The version of java we are running doesnt make this easy so this is what I did on dev (its hard to make this a coherent narrative).

Almost any memory leak debugging takes the following form(Im assuming the Out of Memory says the HEAP is out of memory)
a. Run your application steps that are causing the memory leak (detecting this is actually the biggest problem but if you dont know what step is causing the leak , you basically have to access all the functionality of your application). This ensures that all statics/caches/classes are loaded. Then force a garbage collection. Then check the memory for the Java VM and take a heap dump (this is a binary form of all the objects on the heap including the allocation graph)
b. Now repeat the step causing the problem. make sure that the step ends correctly (for e.g. if the step is a user goes and saves the quote, ensure that you logout and invalidate his session otherwise you get false readings). Now run a full GC again. Take another heap dump.
c. Compare the two heap dumps. if there is a difference that means you have a leak - ideally there shouldnt be a difference. In practice on a server like tomcat there are a lot of things happening in the background even if no user is accessing the site so even after a full gc , you might still see some tomcat classes or objects that appear to be new. The way around this is that you have to loop the step in b so that you will get to see significant differences for your classes rather than the app server classes.

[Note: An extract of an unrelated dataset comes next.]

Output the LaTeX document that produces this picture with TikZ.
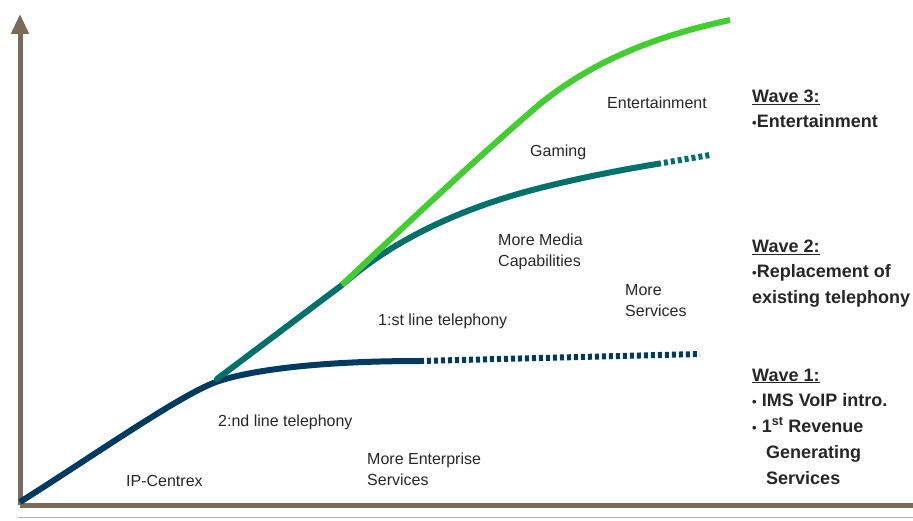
\documentclass[tikz,border=0pt]{standalone}
\usepackage{fontspec}
\setmainfont{Liberation Sans}
\usetikzlibrary{arrows.meta}

\definecolor{axisbrown}{HTML}{7A6A5A}
\definecolor{navy}{HTML}{003A60}
\definecolor{tealw}{HTML}{00706A}
\definecolor{greenw}{HTML}{44CC33}

\newcommand{\wbul}{{\fontsize{13}{13}\selectfont\textbullet}}

\begin{document}
\begin{tikzpicture}[
    x=1pt, y=-1pt,
    axis/.style={line width=5pt, axisbrown},
    wave/.style={line width=6pt},
    dots/.style={line width=6pt, dash pattern=on 4pt off 3pt},
    lbl/.style={font=\fontsize{16}{21}\selectfont, text=black!85, anchor=west, inner sep=0pt, align=left},
    wavehead/.style={font=\fontsize{18}{20}\selectfont\bfseries, text=black!85, anchor=west, inner sep=0pt},
    waveitem/.style={font=\fontsize{18}{26}\selectfont\bfseries, text=black!85, anchor=north west, inner sep=0pt, align=left},
]
\useasboundingbox (0,0) rectangle (913,521);

% Axes
\coordinate (origin) at (20,505);
\coordinate (ytop) at (20,14);
\coordinate (xend) at (913,505);
\draw[axis, -{Triangle[length=20pt, width=17pt]}] (origin) -- (ytop);
\draw[axis] (origin) -- (xend);
\draw[gray!60, line width=1pt] (18,517) -- (913,517);

% Junctions
\coordinate (w1start) at (20,502);
\coordinate (j1) at (216,382);
\coordinate (j2) at (342,285);
\coordinate (w1end) at (420,361);
\coordinate (w2end) at (657,164);
\coordinate (w3end) at (730,20);

% Wave 1
\draw[wave, navy] (w1start) .. controls (90,458) and (180,395) .. (j1)
  .. controls (250,370) and (320,361) .. (w1end);
\draw[dots, navy] (w1end) -- (700,354);

% Wave 2
\draw[wave, tealw, line cap=round] (217,379) -- (j2)
  .. controls (395,238) and (465,207) .. (540,188)
  .. controls (580,178) and (620,170) .. (w2end);
\draw[dots, tealw] (w2end) -- (710,155);

% Wave 3
\draw[wave, greenw] (j2) .. controls (400,230) and (480,155) .. (540,104)
  .. controls (600,55) and (670,33) .. (w3end);

% Curve labels
\node[lbl] (ipc) at (126,481) {IP-Centrex};
\node[lbl] (sndline) at (218,422) {2:nd line telephony};
\node[lbl] (enterprise) at (367,469) {More Enterprise\\Services};
\node[lbl] (fstline) at (378,321) {1:st line telephony};
\node[lbl] (media) at (498,252) {More Media\\Capabilities};
\node[lbl] (moreserv) at (625,301) {More\\Services};
\node[lbl] (gaming) at (530,152) {Gaming};
\node[lbl] (entert) at (607,103) {Entertainment};

% Wave legend
\node[wavehead] (w3) at (752,97) {\underline{Wave 3:}};
\node[waveitem] (w3t) at (752,114) {\wbul Entertainment};
\node[wavehead] (w2) at (752,247) {\underline{Wave 2:}};
\node[waveitem] (w2t) at (752,264) {\wbul Replacement of\\existing telephony};
\node[wavehead] (w1) at (752,376) {\underline{Wave 1:}};
\node[waveitem] (w1t) at (752,393) {\wbul\ IMS VoIP intro.\\\wbul\ 1\textsuperscript{st} Revenue\\\hspace*{14pt}Generating\\\hspace*{14pt}Services};
\end{tikzpicture}
\end{document}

For our env however taking a heap dump seems problematic because of the version of JDK seems really old(1.5 _07) and I wasnt able to load the taken heap dump in any tool.

Heap Dump
To take a heap dump you have the following options
a. Some JVM's support -XX:+HeapDumpOnCtrlBreak (kill -3 pid on linux). However our version doesnt
b. Some profilers(e.g. Jprobe) allow you to take heap dump - You have to pay for this but there are some free ones like NetBeans. however all of them need you to run some install steps so I didnt use this
c. use jmap . This is a utility that Java provides. Later versions let you say JAVA_BIN/jmap -dump processid. For our version we have to say jmap -heap:format=b processid . however this isnt working correctly since i couldnt load this dump into any tool. what I finally used was jmap -histo processid. This is a poor mans heap dump . it shows the classes and the number and the size they occupy, but it doesn't show who allocated the classes (so for e.g. I knew it was the concurrency related classes that were leaking , but I didnt know who was creating them - that was thanks to Google)

d. +XX:HeapDumpOnOutOfMemory - This will automatically take a heap dump when you run out of memory but debugging with this is slightly harder because you have live objects
e. use HPROF (this is an earlier version of the tool) when you start up java but it will slow the process.

Monitoring
To look at how much memory is being used, and to force GC you have the following options
a. Look at the probe we installed (specific to tomcat) - lambda/psi probe . Click System information . under overview you can see the memory being used and you can Force GC as well. You can also click Memory Utilization and it will show you the breakup. I had to add some JMX parameters to startup. This is tomcat specific.
It also lets you see sessions and their footprints (sometimes the leak isnt actually a leak. Code puts too much data in session , the user doesnt log out , the session remains active for say 30 minutes , then that much memory is used up for 30 minutes. technically this isnt aleak , when the session times out , the objects will get collected , but it looks like a leak because the memory keeps getting used , but doesnt get reclaimed)
b. use JConsole . This is in the bin directory of your java. When you start it on your machine you can add a remote connection
These are the settings I added on dev
export JAVA_OPTS="-XX:+HeapDumpOnOutOfMemoryError -XX:HeapDumpPath=/usr/local/apache-tomcat-5.5.30/logs -XX:PermSize=256m -XX:MaxPermSize=256m -Dcom.sun.management.jmxremote -Dcom.sun.management.jmxremote.port=12345 -Dcom.sun.management.jmxremote.authenticate=false -Dcom.sun.management.jmxremote.ssl=false -Dfile.encoding=UTF8"
This will also let you see some things that the probe does.
Using this I could find out
a. That it wasnt the sessions causing the problem (since the probe showed that only 1 MB was being used in sessions).
b. I also used it to check and see whether threads were causing issues , not the case.

Testing
I used JMeter to simulate a web user going and approving a quote and simply looped that 4000 times. I couldnt not use say SOAPUI because we needed to simulate a stub being created whereas SOAP acts as the client so it wouldnt have shown the problem. Ordinarily you would not know the Stub causes the problem , but the histograph had shown such a large number of the concurrent objects on the heap , that a google search showed that other people had faced this problem with axis 1.4.1. If I didnt have this I would have had to write a script that would have placed a quote, gone and approved it , saved it , modified it etc.

The histographs are in /root/histbeftest and /root/hist92per and are easily compared to verify.

Analysis
The histograph files are plain text and can be compared in a text editor. If I had a heap dump we could use
a. JHat - this comes in the bin directory of java (1.6 onwards and some update of 1.5 onwards but it can read 1.5 dumps). This will let you browse the heap and even compare them
b. Profilers like JProbe
c. Other tools like VisualVM, HPJmeter NetBeans, extensions in eclipse all let you load heap dumps.
One of the issues you might run into is that the Heap Dump file is quite large and your client tool may not have enough memory. To verify a memory leak you usually reduce the amount of memory you give to the JVM so that you get smaller heap dump files (so for e.g. the iquote app once it is running and all the classes are loaded takes about 20 to 30% of 512MB which is about 150 MB. So I could reduce the memory to 256MB instead of 512 and run the tests to create a much smaller heap dump)

a memory leak in sample code and then trying to detect it using tools is usually the best way to learn.